### GIVEN TASK
Copy every line of the data that includes the string "this".

### STORED RECORDS
## Start

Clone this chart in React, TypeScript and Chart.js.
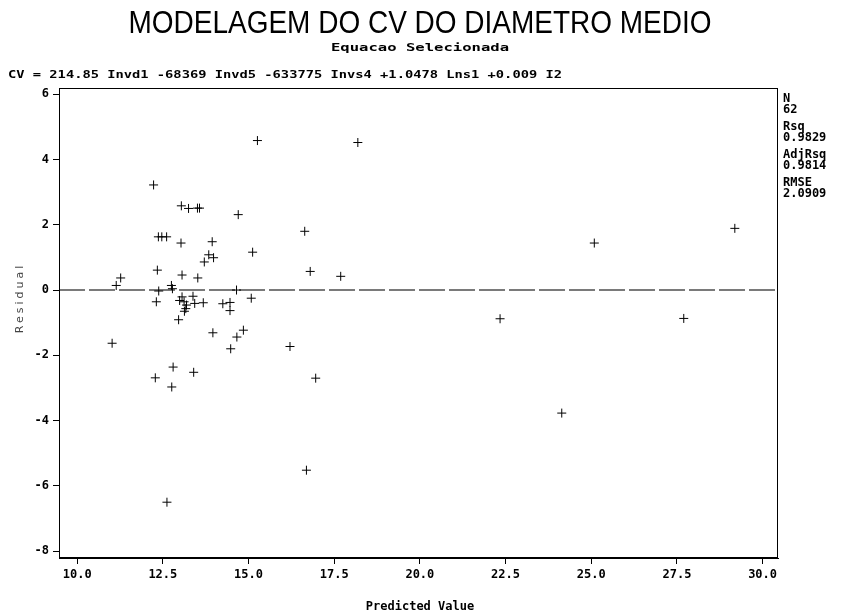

## End
## Start

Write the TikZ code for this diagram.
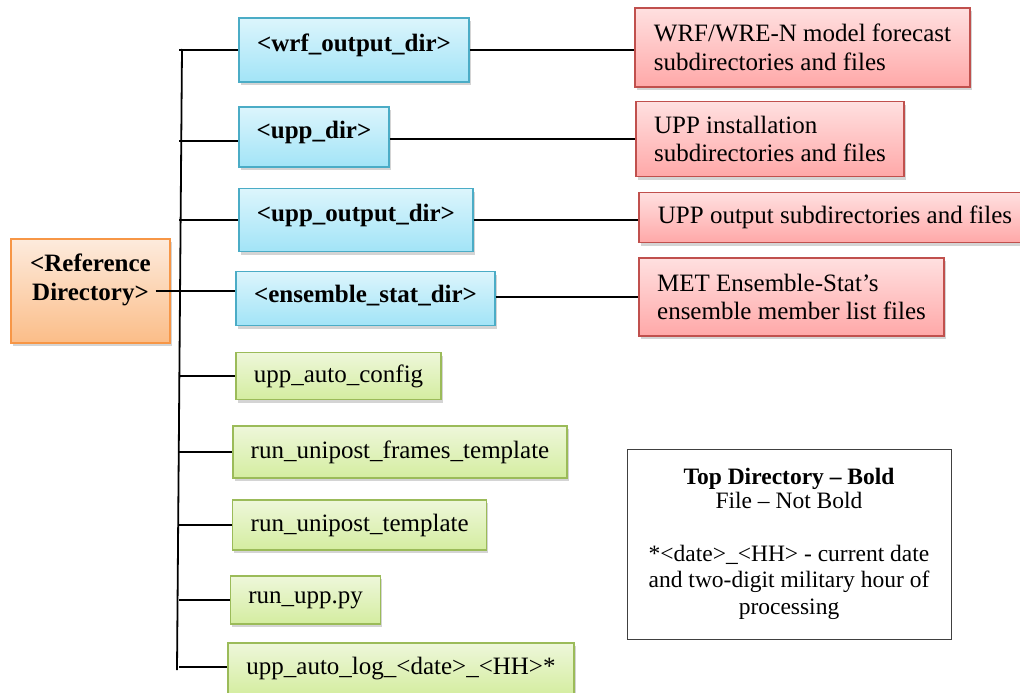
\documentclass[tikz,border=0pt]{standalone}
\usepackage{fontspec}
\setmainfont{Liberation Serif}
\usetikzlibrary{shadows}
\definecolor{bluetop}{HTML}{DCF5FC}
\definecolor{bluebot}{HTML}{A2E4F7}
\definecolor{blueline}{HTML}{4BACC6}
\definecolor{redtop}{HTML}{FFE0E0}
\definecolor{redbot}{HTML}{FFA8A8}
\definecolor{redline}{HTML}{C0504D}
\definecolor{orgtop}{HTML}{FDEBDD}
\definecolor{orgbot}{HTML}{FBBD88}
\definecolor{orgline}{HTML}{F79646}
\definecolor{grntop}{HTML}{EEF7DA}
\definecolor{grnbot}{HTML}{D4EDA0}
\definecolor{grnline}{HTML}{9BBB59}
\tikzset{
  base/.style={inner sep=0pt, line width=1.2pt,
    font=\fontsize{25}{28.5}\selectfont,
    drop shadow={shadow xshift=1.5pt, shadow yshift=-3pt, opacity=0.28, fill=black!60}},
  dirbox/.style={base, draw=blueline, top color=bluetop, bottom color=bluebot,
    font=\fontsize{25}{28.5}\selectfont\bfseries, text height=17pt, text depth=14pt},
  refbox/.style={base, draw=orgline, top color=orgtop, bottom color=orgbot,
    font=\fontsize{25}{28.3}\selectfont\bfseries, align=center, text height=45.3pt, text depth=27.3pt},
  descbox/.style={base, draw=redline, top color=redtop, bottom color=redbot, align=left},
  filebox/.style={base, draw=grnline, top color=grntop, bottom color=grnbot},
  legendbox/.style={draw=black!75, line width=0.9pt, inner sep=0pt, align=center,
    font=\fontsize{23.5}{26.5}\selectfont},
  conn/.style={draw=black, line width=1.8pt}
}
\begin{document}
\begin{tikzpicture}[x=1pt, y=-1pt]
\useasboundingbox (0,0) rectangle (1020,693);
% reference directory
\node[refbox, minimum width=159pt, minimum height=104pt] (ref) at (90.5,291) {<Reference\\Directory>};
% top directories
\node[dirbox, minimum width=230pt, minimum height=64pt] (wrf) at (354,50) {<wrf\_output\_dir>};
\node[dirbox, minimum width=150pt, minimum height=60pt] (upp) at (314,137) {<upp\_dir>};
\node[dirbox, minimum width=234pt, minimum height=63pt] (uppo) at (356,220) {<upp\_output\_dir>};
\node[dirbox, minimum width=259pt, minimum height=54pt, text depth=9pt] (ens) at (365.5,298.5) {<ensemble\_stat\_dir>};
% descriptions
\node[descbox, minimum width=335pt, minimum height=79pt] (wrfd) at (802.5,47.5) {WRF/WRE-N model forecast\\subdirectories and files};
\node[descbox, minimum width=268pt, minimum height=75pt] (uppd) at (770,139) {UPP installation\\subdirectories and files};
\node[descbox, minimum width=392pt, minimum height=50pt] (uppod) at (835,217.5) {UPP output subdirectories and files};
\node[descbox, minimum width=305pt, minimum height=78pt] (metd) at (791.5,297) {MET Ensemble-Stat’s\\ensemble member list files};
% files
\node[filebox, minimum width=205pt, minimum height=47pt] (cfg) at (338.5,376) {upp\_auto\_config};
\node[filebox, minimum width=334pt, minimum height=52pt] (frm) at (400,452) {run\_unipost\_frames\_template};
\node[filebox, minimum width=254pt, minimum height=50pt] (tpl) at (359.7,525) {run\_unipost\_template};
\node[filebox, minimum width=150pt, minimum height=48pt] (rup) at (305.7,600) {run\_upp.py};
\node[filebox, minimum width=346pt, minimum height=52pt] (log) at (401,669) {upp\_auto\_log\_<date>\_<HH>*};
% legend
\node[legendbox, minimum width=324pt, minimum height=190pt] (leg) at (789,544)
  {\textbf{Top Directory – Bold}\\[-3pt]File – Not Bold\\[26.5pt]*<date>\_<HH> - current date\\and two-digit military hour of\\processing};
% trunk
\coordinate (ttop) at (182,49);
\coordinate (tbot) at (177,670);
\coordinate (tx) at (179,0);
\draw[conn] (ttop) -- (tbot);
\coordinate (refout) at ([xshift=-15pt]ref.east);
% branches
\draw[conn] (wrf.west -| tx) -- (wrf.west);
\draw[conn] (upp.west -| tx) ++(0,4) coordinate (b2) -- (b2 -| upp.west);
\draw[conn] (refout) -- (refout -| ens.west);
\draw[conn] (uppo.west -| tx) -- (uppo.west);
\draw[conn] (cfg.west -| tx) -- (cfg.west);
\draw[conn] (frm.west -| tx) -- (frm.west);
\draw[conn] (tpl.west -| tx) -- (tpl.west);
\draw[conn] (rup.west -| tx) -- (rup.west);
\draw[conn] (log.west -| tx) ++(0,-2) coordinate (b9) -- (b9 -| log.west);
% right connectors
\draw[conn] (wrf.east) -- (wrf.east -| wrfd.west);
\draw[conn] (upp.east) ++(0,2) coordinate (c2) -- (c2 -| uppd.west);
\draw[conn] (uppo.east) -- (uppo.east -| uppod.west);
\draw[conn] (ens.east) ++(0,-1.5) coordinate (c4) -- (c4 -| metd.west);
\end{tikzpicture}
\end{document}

## End

### SOLUTION TO THE PROBLEM
Clone this chart in React, TypeScript and Chart.js.
Write the TikZ code for this diagram.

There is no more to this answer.